• TASK BRIEF
Below is a listing to transcribe in full and exactly; keep the pictures out.

• DATA LINES

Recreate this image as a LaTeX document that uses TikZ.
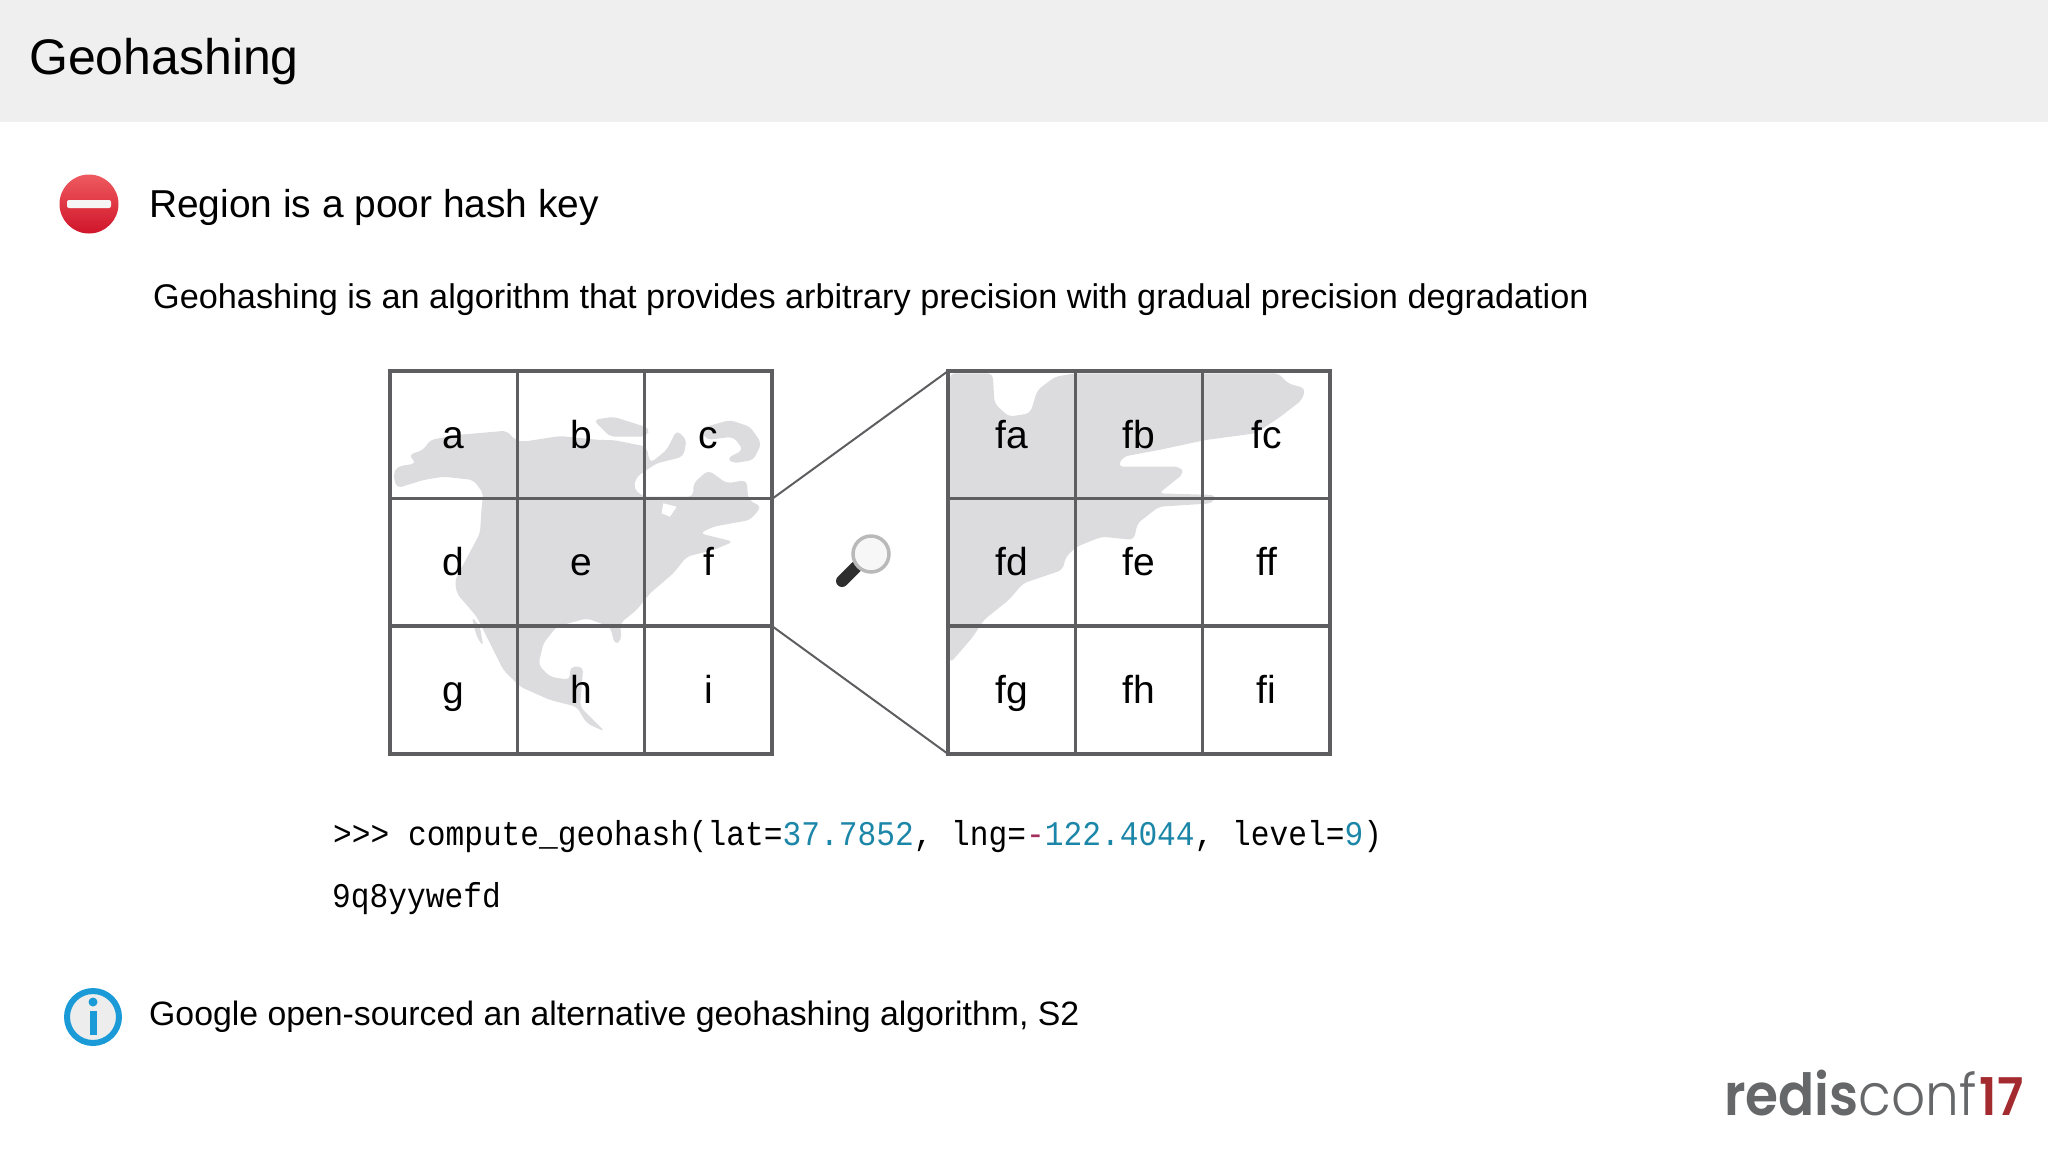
\documentclass[tikz,border=0pt]{standalone}
\usepackage{fontspec}
\setmainfont{Liberation Sans}
\newfontfamily\codefont[FakeStretch=0.902]{Liberation Mono}
\newfontfamily\logofont[UprightFont=* Light,BoldFont=* SemiBold,FakeStretch=0.92]{Poppins}
\definecolor{headbg}{HTML}{EFEFEF}
\definecolor{mapgray}{HTML}{DCDCDE}
\definecolor{gridcol}{HTML}{5E5E61}
\definecolor{numcol}{HTML}{1C86A8}
\definecolor{minuscol}{HTML}{A3305C}
\definecolor{infoblue}{HTML}{1A9BD7}
\definecolor{logogray}{HTML}{666769}
\definecolor{logored}{HTML}{A32A2E}
\definecolor{stoptop}{HTML}{EE5A5F}
\definecolor{stopbot}{HTML}{D0152A}
\tikzset{
  txt/.style={anchor=base west,inner sep=0pt,text=black},
  cell/.style={draw=gridcol,line width=3pt,outer sep=0pt,minimum width=127.5pt,minimum height=127.5pt,inner sep=0pt,
    text height=26pt,text depth=0pt,font=\fontsize{39}{39}\selectfont,text=black},
  outer/.style={draw=gridcol,line width=4pt},
  zoomline/.style={draw=gridcol,line width=2pt},
  land/.style={fill=mapgray,rounded corners=5pt},
  code/.style={txt,font=\codefont\fontsize{34.6}{40}\selectfont}
}
\newcommand{\num}[1]{\textcolor{numcol}{#1}}
\begin{document}
\begin{tikzpicture}[x=1pt,y=-1pt]
\useasboundingbox (0,0) rectangle (2048,1152);
\fill[headbg] (0,0) rectangle (2048,122);
\node[txt,font=\fontsize{50}{60}\selectfont] (title) at (29,74) {Geohashing};

% stop icon
\shade[top color=stoptop,bottom color=stopbot] (89,204) circle (29.5);
\fill[white!96!black,rounded corners=2pt] (67,200) rectangle (111,208);
\node[txt,font=\fontsize{38.9}{48}\selectfont] (head) at (149,217) {Region is a poor hash key};
\node[txt,font=\fontsize{34.25}{42}\selectfont] (sub) at (153,308) {Geohashing is an algorithm that provides arbitrary precision with gradual precision degradation};

% left map
\begin{scope}[shift={(380,360)},xscale=1/3,yscale=1/3]
\fill[land] (40,345)--(50,320)--(110,310)--(85,285)--(130,270)--(150,240)--(230,225)--(380,212)--(405,240)--(430,245)--(540,228)--(660,240)--(700,240)--(800,260)--(810,310)--(860,270)--(890,210)--(920,240)--(910,290)--(830,310)--(770,350)--(760,385)--(790,410)--(940,410)--(940,370)--(985,330)--(1040,370)--(1100,360)--(1105,420)--(1145,440)--(1110,480)--(1000,500)--(960,520)--(1060,545)--(1000,570)--(920,590)--(880,640)--(810,700)--(770,750)--(720,790)--(725,840)--(705,855)--(690,800)--(620,775)--(530,800)--(490,850)--(475,915)--(510,950)--(570,960)--(570,920)--(610,920)--(600,1040)--(640,1080)--(675,1115)--(620,1090)--(590,1040)--(510,1020)--(420,980)--(370,930)--(330,850)--(290,770)--(230,700)--(225,660)--(300,520)--(305,440)--(310,400)--(280,360)--(190,350)--(130,360)--(50,385)--cycle;
\fill[land] (275,770)--(300,800)--(310,860)--(290,830)--cycle;
\fill[land] (640,180)--(700,170)--(810,205)--(800,230)--(690,230)--cycle;
\fill[land] (960,205)--(1050,180)--(1110,200)--(1145,250)--(1120,300)--(1060,310)--(1040,295)--(1090,270)--(1060,230)--(980,240)--cycle;
\fill[white] (850,430)--(890,440)--(870,470)--(845,460)--cycle;
\end{scope}

% right map
\begin{scope}[shift={(780,360)},xscale=0.3575,yscale=1/3]
\fill[land] (475,40)--(595,40)--(600,130)--(640,170)--(700,160)--(720,90)--(770,50)--(825,40)--(1395,40)--(1420,70)--(1470,85)--(1460,120)--(1400,170)--(1330,220)--(1190,240)--(1060,270)--(960,290)--(945,320)--(1120,320)--(1130,340)--(1060,400)--(1220,405)--(1210,430)--(1060,440)--(1000,490)--(990,540)--(900,530)--(830,560)--(800,590)--(790,630)--(680,670)--(640,720)--(570,780)--(540,830)--(500,880)--(475,910)--cycle;
\end{scope}

% left grid
\node[cell] (a) at (453.5,435) {a};
\node[cell] (b) at (581,435) {b};
\node[cell] (c) at (708.5,435) {c};
\node[cell] (d) at (453.5,562) {d};
\node[cell] (e) at (581,562) {e};
\node[cell] (f) at (708.5,562) {f};
\node[cell] (g) at (453.5,690) {g};
\node[cell] (h) at (581,690) {h};
\node[cell] (i) at (708.5,690) {i};
\draw[outer] (a.north west) rectangle (i.south east);

% right grid
\node[cell] (fa) at (1011.5,435) {fa};
\node[cell] (fb) at (1139,435) {fb};
\node[cell] (fc) at (1266.5,435) {fc};
\node[cell] (fd) at (1011.5,562) {fd};
\node[cell] (fe) at (1139,562) {fe};
\node[cell] (ff) at (1266.5,562) {ff};
\node[cell] (fg) at (1011.5,690) {fg};
\node[cell] (fh) at (1139,690) {fh};
\node[cell] (fi) at (1266.5,690) {fi};
\draw[outer] (fa.north west) rectangle (fi.south east);

\draw[zoomline] (c.south east) -- (fa.north west);
\draw[zoomline] (i.north east) -- (fg.south west);

% magnifier
\draw[line width=12pt,line cap=round,black!82] (842,581) -- (856,567);
\draw[line width=6pt,gray!70] (858,565) -- (862,561);
\draw[line width=3.5pt,gray!55,fill=black!3] (871,554) circle (18);

% code
\node[code] (cmd) at (333,845) {>>> compute\_geohash(lat=\num{37.7852}, lng=\textcolor{minuscol}{-}\num{122.4044}, level=\num{9})};
\node[code] (out) at (332,907) {9q8yywefd};

% info icon
\draw[line width=6pt,draw=infoblue,fill=black!7] (93,1017) circle (26);
\fill[infoblue] (93,1002) circle (4.5);
\fill[infoblue] (89.5,1011) rectangle (96.5,1035);
\node[txt,font=\fontsize{33.8}{42}\selectfont] (note) at (149,1025) {Google open-sourced an alternative geohashing algorithm, S2};

% logo
\node[txt,font=\logofont\fontsize{58}{60}\selectfont,text=logogray] (logo) at (1724,1115) {\textbf{redis}conf\hspace{3pt}\textcolor{logored}{\fontsize{52}{60}\selectfont\textbf{17}}};
\end{tikzpicture}
\end{document}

• OUTPUT FOR THIS EXERCISE
Recreate this image as a LaTeX document that uses TikZ.
\documentclass[tikz,border=0pt]{standalone}
\usepackage{fontspec}
\setmainfont{Liberation Sans}
\newfontfamily\codefont[FakeStretch=0.902]{Liberation Mono}
\newfontfamily\logofont[UprightFont=* Light,BoldFont=* SemiBold,FakeStretch=0.92]{Poppins}
\definecolor{headbg}{HTML}{EFEFEF}
\definecolor{mapgray}{HTML}{DCDCDE}
\definecolor{gridcol}{HTML}{5E5E61}
\definecolor{numcol}{HTML}{1C86A8}
\definecolor{minuscol}{HTML}{A3305C}
\definecolor{infoblue}{HTML}{1A9BD7}
\definecolor{logogray}{HTML}{666769}
\definecolor{logored}{HTML}{A32A2E}
\definecolor{stoptop}{HTML}{EE5A5F}
\definecolor{stopbot}{HTML}{D0152A}
\tikzset{
  txt/.style={anchor=base west,inner sep=0pt,text=black},
  cell/.style={draw=gridcol,line width=3pt,outer sep=0pt,minimum width=127.5pt,minimum height=127.5pt,inner sep=0pt,
    text height=26pt,text depth=0pt,font=\fontsize{39}{39}\selectfont,text=black},
  outer/.style={draw=gridcol,line width=4pt},
  zoomline/.style={draw=gridcol,line width=2pt},
  land/.style={fill=mapgray,rounded corners=5pt},
  code/.style={txt,font=\codefont\fontsize{34.6}{40}\selectfont}
}
\newcommand{\num}[1]{\textcolor{numcol}{#1}}
\begin{document}
\begin{tikzpicture}[x=1pt,y=-1pt]
\useasboundingbox (0,0) rectangle (2048,1152);
\fill[headbg] (0,0) rectangle (2048,122);
\node[txt,font=\fontsize{50}{60}\selectfont] (title) at (29,74) {Geohashing};

% stop icon
\shade[top color=stoptop,bottom color=stopbot] (89,204) circle (29.5);
\fill[white!96!black,rounded corners=2pt] (67,200) rectangle (111,208);
\node[txt,font=\fontsize{38.9}{48}\selectfont] (head) at (149,217) {Region is a poor hash key};
\node[txt,font=\fontsize{34.25}{42}\selectfont] (sub) at (153,308) {Geohashing is an algorithm that provides arbitrary precision with gradual precision degradation};

% left map
\begin{scope}[shift={(380,360)},xscale=1/3,yscale=1/3]
\fill[land] (40,345)--(50,320)--(110,310)--(85,285)--(130,270)--(150,240)--(230,225)--(380,212)--(405,240)--(430,245)--(540,228)--(660,240)--(700,240)--(800,260)--(810,310)--(860,270)--(890,210)--(920,240)--(910,290)--(830,310)--(770,350)--(760,385)--(790,410)--(940,410)--(940,370)--(985,330)--(1040,370)--(1100,360)--(1105,420)--(1145,440)--(1110,480)--(1000,500)--(960,520)--(1060,545)--(1000,570)--(920,590)--(880,640)--(810,700)--(770,750)--(720,790)--(725,840)--(705,855)--(690,800)--(620,775)--(530,800)--(490,850)--(475,915)--(510,950)--(570,960)--(570,920)--(610,920)--(600,1040)--(640,1080)--(675,1115)--(620,1090)--(590,1040)--(510,1020)--(420,980)--(370,930)--(330,850)--(290,770)--(230,700)--(225,660)--(300,520)--(305,440)--(310,400)--(280,360)--(190,350)--(130,360)--(50,385)--cycle;
\fill[land] (275,770)--(300,800)--(310,860)--(290,830)--cycle;
\fill[land] (640,180)--(700,170)--(810,205)--(800,230)--(690,230)--cycle;
\fill[land] (960,205)--(1050,180)--(1110,200)--(1145,250)--(1120,300)--(1060,310)--(1040,295)--(1090,270)--(1060,230)--(980,240)--cycle;
\fill[white] (850,430)--(890,440)--(870,470)--(845,460)--cycle;
\end{scope}

% right map
\begin{scope}[shift={(780,360)},xscale=0.3575,yscale=1/3]
\fill[land] (475,40)--(595,40)--(600,130)--(640,170)--(700,160)--(720,90)--(770,50)--(825,40)--(1395,40)--(1420,70)--(1470,85)--(1460,120)--(1400,170)--(1330,220)--(1190,240)--(1060,270)--(960,290)--(945,320)--(1120,320)--(1130,340)--(1060,400)--(1220,405)--(1210,430)--(1060,440)--(1000,490)--(990,540)--(900,530)--(830,560)--(800,590)--(790,630)--(680,670)--(640,720)--(570,780)--(540,830)--(500,880)--(475,910)--cycle;
\end{scope}

% left grid
\node[cell] (a) at (453.5,435) {a};
\node[cell] (b) at (581,435) {b};
\node[cell] (c) at (708.5,435) {c};
\node[cell] (d) at (453.5,562) {d};
\node[cell] (e) at (581,562) {e};
\node[cell] (f) at (708.5,562) {f};
\node[cell] (g) at (453.5,690) {g};
\node[cell] (h) at (581,690) {h};
\node[cell] (i) at (708.5,690) {i};
\draw[outer] (a.north west) rectangle (i.south east);

% right grid
\node[cell] (fa) at (1011.5,435) {fa};
\node[cell] (fb) at (1139,435) {fb};
\node[cell] (fc) at (1266.5,435) {fc};
\node[cell] (fd) at (1011.5,562) {fd};
\node[cell] (fe) at (1139,562) {fe};
\node[cell] (ff) at (1266.5,562) {ff};
\node[cell] (fg) at (1011.5,690) {fg};
\node[cell] (fh) at (1139,690) {fh};
\node[cell] (fi) at (1266.5,690) {fi};
\draw[outer] (fa.north west) rectangle (fi.south east);

\draw[zoomline] (c.south east) -- (fa.north west);
\draw[zoomline] (i.north east) -- (fg.south west);

% magnifier
\draw[line width=12pt,line cap=round,black!82] (842,581) -- (856,567);
\draw[line width=6pt,gray!70] (858,565) -- (862,561);
\draw[line width=3.5pt,gray!55,fill=black!3] (871,554) circle (18);

% code
\node[code] (cmd) at (333,845) {>>> compute\_geohash(lat=\num{37.7852}, lng=\textcolor{minuscol}{-}\num{122.4044}, level=\num{9})};
\node[code] (out) at (332,907) {9q8yywefd};

% info icon
\draw[line width=6pt,draw=infoblue,fill=black!7] (93,1017) circle (26);
\fill[infoblue] (93,1002) circle (4.5);
\fill[infoblue] (89.5,1011) rectangle (96.5,1035);
\node[txt,font=\fontsize{33.8}{42}\selectfont] (note) at (149,1025) {Google open-sourced an alternative geohashing algorithm, S2};

% logo
\node[txt,font=\logofont\fontsize{58}{60}\selectfont,text=logogray] (logo) at (1724,1115) {\textbf{redis}conf\hspace{3pt}\textcolor{logored}{\fontsize{52}{60}\selectfont\textbf{17}}};
\end{tikzpicture}
\end{document}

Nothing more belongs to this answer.